Lesh, along with Paul McCartney, Roger Waters, Brian Wilson, John Entwistle, and others became an innovator in the role of the electric bass in rock during the mid-1960s; adopting a more melodic approach to the instrument instead of a conventional timekeeping role within the beat of the song, and chord structure. In many Dead jams, Lesh's bass is as much a lead instrument as Garcia's guitar.

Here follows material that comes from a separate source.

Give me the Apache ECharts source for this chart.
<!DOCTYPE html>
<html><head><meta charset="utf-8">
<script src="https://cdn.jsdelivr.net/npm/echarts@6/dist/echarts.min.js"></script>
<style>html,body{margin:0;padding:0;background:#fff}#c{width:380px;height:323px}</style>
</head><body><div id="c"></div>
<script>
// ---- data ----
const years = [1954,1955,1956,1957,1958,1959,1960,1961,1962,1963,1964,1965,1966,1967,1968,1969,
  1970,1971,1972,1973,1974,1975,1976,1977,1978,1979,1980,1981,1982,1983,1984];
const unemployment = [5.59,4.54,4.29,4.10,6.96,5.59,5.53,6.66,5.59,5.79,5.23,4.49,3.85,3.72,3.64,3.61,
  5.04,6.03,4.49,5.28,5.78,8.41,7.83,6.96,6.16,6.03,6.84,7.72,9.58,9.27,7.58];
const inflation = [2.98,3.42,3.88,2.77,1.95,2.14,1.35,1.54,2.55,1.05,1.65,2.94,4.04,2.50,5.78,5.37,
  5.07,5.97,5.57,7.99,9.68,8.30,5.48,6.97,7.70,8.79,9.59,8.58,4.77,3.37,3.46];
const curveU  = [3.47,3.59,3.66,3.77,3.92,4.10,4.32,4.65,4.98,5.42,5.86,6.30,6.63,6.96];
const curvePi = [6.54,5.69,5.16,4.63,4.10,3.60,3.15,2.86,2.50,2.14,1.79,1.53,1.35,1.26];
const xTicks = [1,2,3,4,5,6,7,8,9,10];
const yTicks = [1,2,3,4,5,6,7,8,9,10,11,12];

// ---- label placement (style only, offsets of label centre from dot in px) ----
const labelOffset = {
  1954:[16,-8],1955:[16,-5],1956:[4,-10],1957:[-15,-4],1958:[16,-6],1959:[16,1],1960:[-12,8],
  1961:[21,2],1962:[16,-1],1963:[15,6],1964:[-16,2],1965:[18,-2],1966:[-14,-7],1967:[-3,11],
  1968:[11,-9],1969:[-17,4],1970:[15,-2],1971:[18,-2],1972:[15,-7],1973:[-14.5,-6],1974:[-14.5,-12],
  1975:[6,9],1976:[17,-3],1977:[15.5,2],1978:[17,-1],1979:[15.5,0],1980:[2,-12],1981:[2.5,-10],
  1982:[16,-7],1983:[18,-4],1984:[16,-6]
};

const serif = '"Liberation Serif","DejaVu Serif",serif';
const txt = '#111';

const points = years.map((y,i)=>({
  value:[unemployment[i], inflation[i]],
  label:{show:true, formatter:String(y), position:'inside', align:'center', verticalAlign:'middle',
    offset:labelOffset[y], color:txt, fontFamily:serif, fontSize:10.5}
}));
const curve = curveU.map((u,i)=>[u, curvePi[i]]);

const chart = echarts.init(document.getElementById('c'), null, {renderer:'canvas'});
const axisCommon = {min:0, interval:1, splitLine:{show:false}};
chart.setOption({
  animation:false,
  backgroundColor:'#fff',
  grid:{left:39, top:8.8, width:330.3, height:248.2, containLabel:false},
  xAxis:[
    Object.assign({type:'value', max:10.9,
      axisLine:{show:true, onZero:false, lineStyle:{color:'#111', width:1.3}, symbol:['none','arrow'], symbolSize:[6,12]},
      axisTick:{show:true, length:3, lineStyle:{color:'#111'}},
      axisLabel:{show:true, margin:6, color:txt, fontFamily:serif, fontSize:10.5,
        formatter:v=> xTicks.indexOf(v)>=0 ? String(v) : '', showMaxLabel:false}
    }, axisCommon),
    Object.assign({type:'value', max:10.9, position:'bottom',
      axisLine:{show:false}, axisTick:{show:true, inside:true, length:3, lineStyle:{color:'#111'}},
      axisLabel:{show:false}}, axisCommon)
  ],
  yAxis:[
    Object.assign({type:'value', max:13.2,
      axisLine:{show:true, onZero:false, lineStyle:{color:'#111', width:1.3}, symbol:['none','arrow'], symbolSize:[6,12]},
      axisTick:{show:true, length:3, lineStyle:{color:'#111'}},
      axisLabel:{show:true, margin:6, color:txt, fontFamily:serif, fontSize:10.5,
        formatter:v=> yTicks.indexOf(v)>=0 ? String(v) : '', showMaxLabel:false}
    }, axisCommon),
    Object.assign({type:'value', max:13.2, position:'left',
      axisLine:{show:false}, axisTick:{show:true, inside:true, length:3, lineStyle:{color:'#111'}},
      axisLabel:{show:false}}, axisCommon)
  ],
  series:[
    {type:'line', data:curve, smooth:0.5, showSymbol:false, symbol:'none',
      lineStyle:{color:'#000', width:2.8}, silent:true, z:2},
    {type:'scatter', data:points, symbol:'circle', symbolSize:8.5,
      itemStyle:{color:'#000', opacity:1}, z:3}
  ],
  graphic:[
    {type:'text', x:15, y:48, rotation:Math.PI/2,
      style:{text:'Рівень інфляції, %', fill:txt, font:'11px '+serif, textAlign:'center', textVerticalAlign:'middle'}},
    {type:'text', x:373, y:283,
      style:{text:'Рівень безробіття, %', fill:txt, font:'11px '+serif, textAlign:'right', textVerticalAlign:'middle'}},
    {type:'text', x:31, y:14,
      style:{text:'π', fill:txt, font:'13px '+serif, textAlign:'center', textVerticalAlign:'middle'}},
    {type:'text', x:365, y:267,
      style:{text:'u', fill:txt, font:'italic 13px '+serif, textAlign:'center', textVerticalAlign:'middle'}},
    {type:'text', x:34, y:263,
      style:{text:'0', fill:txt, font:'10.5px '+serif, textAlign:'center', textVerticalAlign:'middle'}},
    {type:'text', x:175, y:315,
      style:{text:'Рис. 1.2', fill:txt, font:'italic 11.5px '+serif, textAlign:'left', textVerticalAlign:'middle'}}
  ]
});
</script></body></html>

Lesh was not a prolific composer or singer with the Grateful Dead, although some of the songs he did contribute—"New Potato Caboose," "Box of Rain," "Unbroken Chain," and "Pride of Cucamonga"—are among the best-loved in the band's repertoire. Lesh's high tenor voice contributed greatly to the Grateful Dead's four-part harmony sections in their group vocals in the early days of the band, later handled by Donna Godchaux. In the 1980s, he resumed singing, but as a baritone.
Lesh's interest in avant garde music was a crucial influence on the Dead, pushing them into new territory, and he was an essential part of the group and its mystique, best summed-up in the Deadhead truism: "If Phil's on, the band's on."
After the Grateful Dead disbanded following Garca's death, Lesh continued to play with its offshoots The Other Ones and The Dead, as well as performing with his own band, Phil Lesh and Friends. One memorable tour paired him with Bob Dylan.
Phil Lesh and Friends |
In 1998 Lesh underwent a liver transplant as a result of chronic hepatitis C infection; since then, he has become an outspoken advocate for organ donor programs and when performing regularly encourages members of the audience to become organ donors.
In April, 2005, Lesh's book Searching for the Sound: My Life with the Grateful Dead was published. The book's name comes from the lyrics of a Grateful Dead song entitled "Unbroken Chain one of the few songs Lesh sings. This is the only book about the Grateful Dead written by a member of the band.
In 2009, Lesh went back on tour with the remaining members of The Grateful Dead and called it The Reunion Tour. Following the 2009 summer tour Lesh proceeded to found a new band with Bob Weir named Furthur, which debuted in September 2009.